Les séquelles post-opératoires sont non seulement légères, mais limitées, souligne le Dr Cazzato.

« Les patientes sont prévenues à l’issue de l’intervention : la cryoablation peut provoquer une réaction inflammatoire physiologique : un œdème local, qui peut parfois descendre vers le pli de l’aine et les organes génitaux. Le cas échéant il est soulagé par la prise d’anti-inflammatoires de type ibuprofène, et se résorbe en quelques jours. »

Les cellules d’endomètre détruites par la cryoablation ne peuvent plus réagir aux hormones, ce qui permet d’observer une amélioration de l’endométriose pariétale dès le cycle menstruel suivant.

Un très faible taux de récidive

Bien que cela ne fasse que quatre ans que la cryoablation de l’endométriose pariétale existe, des études menées indépendamment confirment la sécurité de la procédure2. Les experts pionniers de Strasbourg estiment que les données sont déjà suffisamment solides à ce stade.

« Lorsque les patientes passent le cap des 6-12 mois sans douleurs cycliques, il est peu probable que la maladie rechute, explique le Dr Cazzato. Dès lors que la cryoablation a complètement détruit le volume lésionnel, sans laisser de résidu de cellules, et en l’absence de petite lésion satellite qui n’aurait pas été vue lors du diagnostic, il n’y a aucune raison que le résultat de l’intervention ne soit pas garanti.  Et sans que les patientes aient besoin de poursuivre de traitement hormonal. »
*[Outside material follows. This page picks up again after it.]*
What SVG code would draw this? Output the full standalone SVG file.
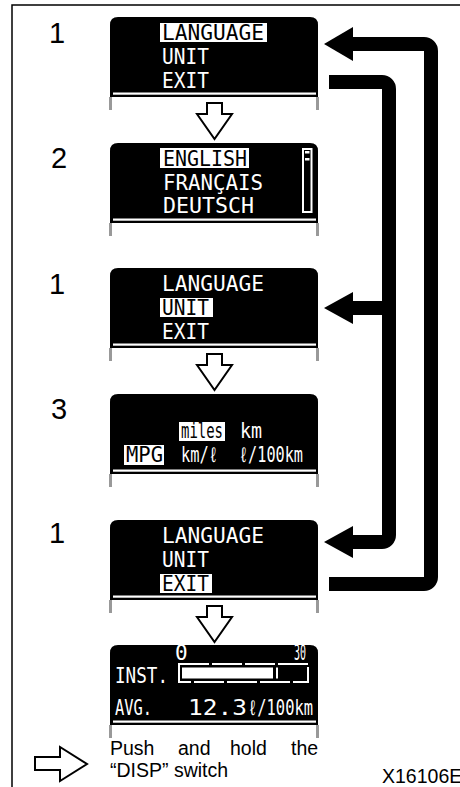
<svg xmlns="http://www.w3.org/2000/svg" xmlns:xlink="http://www.w3.org/1999/xlink" width="460" height="787" viewBox="0 0 460 787">
<style>
.lcd{font-family:"DejaVu Sans Mono","Liberation Mono",monospace;fill:#fff;font-size:21px}
.inv{fill:#000}
.hl{fill:#fff}
.num{font-family:"Liberation Sans",Arial,sans-serif;font-size:29px;fill:#000}
.cap{font-family:"Liberation Sans",Arial,sans-serif;font-size:19.5px;fill:#000}
.hollow{fill:#fff;stroke:#000;stroke-width:2;stroke-linejoin:miter}
.flow{fill:none;stroke:#000;stroke-width:14}
.head{fill:#000}
</style>
<defs>
<g id="scr">
<path d="M110,80 V8 Q110,0 118,0 H310 Q318,0 318,8 V80 Z" fill="#000"/>
<rect x="113" y="75.5" width="203" height="2.2" fill="#fff"/>
<rect x="109" y="80" width="3" height="13" fill="#999"/>
<rect x="316" y="80" width="3" height="13" fill="#999"/>
</g>
</defs>
<rect width="460" height="787" fill="#fff"/>
<path d="M12,787 V5 H460" fill="none" stroke="#000" stroke-width="1.5"/>

<g id="num-labels">
<text class="num" x="49" y="43">1</text>
<text class="num" x="51" y="168">2</text>
<text class="num" x="49" y="294">1</text>
<text class="num" x="51" y="419">3</text>
<text class="num" x="49" y="543">1</text>
</g>

<g id="screen1" transform="translate(0,17)">
<use xlink:href="#scr" href="#scr"/>
<rect class="hl" x="160" y="6" width="107" height="19"/>
<text class="lcd inv" x="162" y="23" textLength="102" lengthAdjust="spacingAndGlyphs">LANGUAGE</text>
<text class="lcd" x="162" y="47" textLength="47" lengthAdjust="spacingAndGlyphs">UNIT</text>
<text class="lcd" x="162" y="71" textLength="47" lengthAdjust="spacingAndGlyphs">EXIT</text>
</g>

<g id="screen2" transform="translate(0,143)">
<use xlink:href="#scr" href="#scr"/>
<rect class="hl" x="160" y="5" width="89" height="20"/>
<text class="lcd inv" x="163" y="23" textLength="84" lengthAdjust="spacingAndGlyphs">ENGLISH</text>
<text class="lcd" x="163" y="47" textLength="100" lengthAdjust="spacingAndGlyphs">FRANÇAIS</text>
<text class="lcd" x="163" y="70" textLength="91" lengthAdjust="spacingAndGlyphs">DEUTSCH</text>
<rect x="303" y="6" width="8.5" height="63" fill="none" stroke="#fff" stroke-width="2"/>
<rect x="305" y="8" width="4.5" height="2.5" fill="#fff"/>
<rect x="305" y="15" width="4.5" height="2.5" fill="#fff"/>
</g>

<g id="screen3" transform="translate(0,268)">
<use xlink:href="#scr" href="#scr"/>
<rect class="hl" x="160" y="30" width="53" height="19"/>
<text class="lcd" x="162" y="23" textLength="102" lengthAdjust="spacingAndGlyphs">LANGUAGE</text>
<text class="lcd inv" x="162" y="47" textLength="47" lengthAdjust="spacingAndGlyphs">UNIT</text>
<text class="lcd" x="162" y="71" textLength="47" lengthAdjust="spacingAndGlyphs">EXIT</text>
</g>

<g id="screen4" transform="translate(0,394)">
<use xlink:href="#scr" href="#scr"/>
<rect class="hl" x="179" y="28" width="46" height="19"/>
<text class="lcd inv" x="181" y="44" font-size="17" textLength="42" lengthAdjust="spacingAndGlyphs">miles</text>
<text class="lcd" x="240" y="44" font-size="19" textLength="22" lengthAdjust="spacingAndGlyphs">km</text>
<rect class="hl" x="124" y="51" width="40" height="20"/>
<text class="lcd inv" x="126" y="68" font-size="20" textLength="37" lengthAdjust="spacingAndGlyphs">MPG</text>
<text class="lcd" x="181" y="68" font-size="19" textLength="37" lengthAdjust="spacingAndGlyphs">km/ℓ</text>
<text class="lcd" x="239" y="68" font-size="19" textLength="64" lengthAdjust="spacingAndGlyphs">ℓ/100km</text>
</g>

<g id="screen5" transform="translate(0,520)">
<use xlink:href="#scr" href="#scr"/>
<rect class="hl" x="160" y="54" width="52" height="19"/>
<text class="lcd" x="162" y="23" textLength="102" lengthAdjust="spacingAndGlyphs">LANGUAGE</text>
<text class="lcd" x="162" y="47" textLength="47" lengthAdjust="spacingAndGlyphs">UNIT</text>
<text class="lcd inv" x="162" y="71" textLength="47" lengthAdjust="spacingAndGlyphs">EXIT</text>
</g>

<g id="screen6" transform="translate(0,645)">
<use xlink:href="#scr" href="#scr"/>
<text class="lcd" x="175" y="15" font-size="10">0</text>
<text class="lcd" x="294" y="15" font-size="10" textLength="12" lengthAdjust="spacingAndGlyphs">30</text>
<text class="lcd" x="115" y="38" textLength="53" lengthAdjust="spacingAndGlyphs">INST.</text>
<rect x="179" y="19" width="129" height="18" fill="none" stroke="#fff" stroke-width="2" stroke-dasharray="30 3"/>
<rect x="182" y="22.5" width="91" height="11" fill="#fff"/>
<rect x="276" y="22.5" width="2" height="11" fill="#fff"/>
<text class="lcd" x="115" y="70" font-size="20" textLength="37" lengthAdjust="spacingAndGlyphs">AVG.</text>
<text class="lcd" x="188" y="70" font-size="31" textLength="59" lengthAdjust="spacingAndGlyphs">12.3</text>
<text class="lcd" x="248" y="70" font-size="18" textLength="65" lengthAdjust="spacingAndGlyphs">ℓ/100km</text>
</g>

<g id="connectors">
<polygon class="hollow" points="207,103 222,103 222,114 232,114 214.5,139 197,114 207,114"/>
<polygon class="hollow" points="207,354 222,354 222,365 232,365 214.5,390 197,365 207,365"/>
<polygon class="hollow" points="207,606 222,606 222,617 232,617 214.5,642 197,617 207,617"/>
<path class="flow" d="M329,82 H382 A7,7 0 0 1 389,89 V535 A7,7 0 0 1 382,542 H350"/>
<path class="flow" d="M389,308 H350"/>
<path class="flow" d="M329,584 H424 A7,7 0 0 0 431,577 V51 A7,7 0 0 0 424,44 H350"/>
<polygon class="head" points="324,44 353,27 353,61"/>
<polygon class="head" points="324,308 353,292 353,324"/>
<polygon class="head" points="324,542 353,526 353,558"/>
</g>

<g id="legend">
<polygon class="hollow" points="35,757 60,757 60,747 87,764 60,781 60,770 35,770"/>
<text class="cap" y="755"><tspan x="110">Push</tspan><tspan x="178">and</tspan><tspan x="230">hold</tspan><tspan x="291">the</tspan></text>
<text class="cap" x="110" y="777">“DISP” switch</text>
<text class="cap" x="382" y="783" font-size="16">X16106E</text>
</g>
</svg>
« Le taux de récidive se révèle globalement inférieur à 5 % et l’on s’est encore nettement améliorés en faisant aujourd’hui des marges de 1-2 mm autour des nodules » souligne le Pr Gangi.

À la lumière de ces résultats, le spécialiste estime que la cryoablation transcutanée devrait devenir le traitement privilégié de l’endométriose pariétale en cas d’échec des traitements hormonaux. Son utilisation s’est déjà répandue au-delà de Strasbourg. Une dizaine de centres hospitaliers français, dotés de plateaux techniques de radiologie interventionnelle, proposent déjà cette option aux patientes éligibles.
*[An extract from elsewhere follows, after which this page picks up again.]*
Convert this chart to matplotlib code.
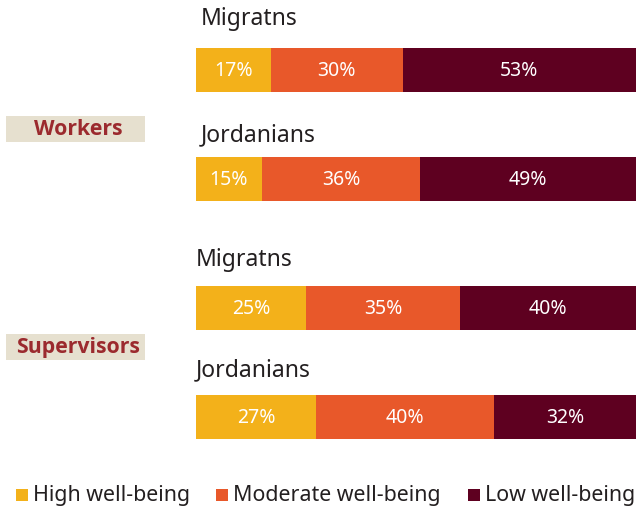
import matplotlib.pyplot as plt

plt.rcParams['font.family'] = ['Noto Sans', 'DejaVu Sans']

# Data
groups = ["Workers", "Supervisors"]
subgroups = ["Migratns", "Jordanians", "Migratns", "Jordanians"]
levels = ["High well-being", "Moderate well-being", "Low well-being"]
high = [17, 15, 25, 27]
moderate = [30, 36, 35, 40]
low = [53, 49, 40, 32]
colors = ['#f3b11a', '#e8582a', '#5e0020']

W, H = 636, 510
fig = plt.figure(figsize=(W / 100, H / 100), dpi=100)

# overlay axes in pixel coordinates for labels
ov = fig.add_axes([0, 0, 1, 1])
ov.set_xlim(0, W)
ov.set_ylim(H, 0)
ov.axis('off')

# bar axes
ax = fig.add_axes([196 / W, 0, 440 / W, 1])
ax.set_xlim(0, 100)
ax.set_ylim(H, 0)
ax.axis('off')

bar_y = [71, 180, 309, 418]
label_pos = [(201, 19), (201, 135), (196, 260), (196, 370)]

for i in range(4):
    vals = [high[i], moderate[i], low[i]]
    total = sum(vals)
    left = 0
    for v, c in zip(vals, colors):
        w = v / total * 100
        ax.barh(bar_y[i], w, left=left, height=44, color=c, linewidth=0)
        ax.text(left + w / 2, bar_y[i], f"{v}%", ha='center', va='center',
                color='white', fontsize=14)
        left += w
    ov.text(label_pos[i][0], label_pos[i][1], subgroups[i], ha='left', va='center',
            fontsize=16.5, color='#231f20')

# group labels with beige boxes
for g, yc in zip(groups, [130, 348]):
    ov.add_patch(plt.Rectangle((6, yc - 13), 139, 26, color='#e6e0cf', linewidth=0))
    ov.text(78, yc, g, ha='center', va='center', fontsize=15.3, fontweight='bold',
            color='#9b2a2e', family='Open Sans')

# legend
leg_x = [16, 216, 468]
for x, lab, c in zip(leg_x, levels, colors):
    ov.add_patch(plt.Rectangle((x, 490), 12, 12, color=c, linewidth=0))
    ov.text(x + 17, 496, lab, ha='left', va='center', fontsize=15.4, color='#231f20')

fig.savefig("out.png", dpi=100)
« La technique nécessite bien sûr un peu d’apprentissage, convient le Dr Cazzato. Mais pour un radio-oncologue déjà formé aux techniques de thermoablation, dont la cryoablation, le geste n’est pas très compliqué à acquérir.

Il reste encore à sensibiliser les médecins qui rencontrent des femmes souffrant de douleurs et qui posent un diagnostic d’endométriose pariétale. Pour y parvenir, l’équipe de Strasbourg prévoit de publier prochainement ses recherches dans une revue spécialisée en gynécologie, afin de partager ces connaissances avec la communauté médicale.

 

Sources :

1 Percutaneous cryoablation of abdominal wall endometriosis: the Mayo Clinic approach, Welch et al. Abdom Radiol (NY) 2020 Caesarean section greatly increases risk of scar endometriosis, Nominato NS, Prates LF, Lauar I, Morais J, Maia L, Geber S. Eur J Obstet Gynecol Reprod Biol. 2010;152(1):83-5.

Abdominal wall endometriosis: a surgeon’s perspective and review of 445 cases, Horton JD, Dezee KJ, Ahnfeldt EP, Wagner M.. Am J Surg. 2008;196(2):207-12.

 

2. Feasibility and safety of percutaneous image-guided cryoablation of abdominal wall endometriosis, Katherine A Smith, Brian T Welch, A Nicholas Kurup et Abdom Radiol (NY) 2022 Aug;47(8):2669-2673.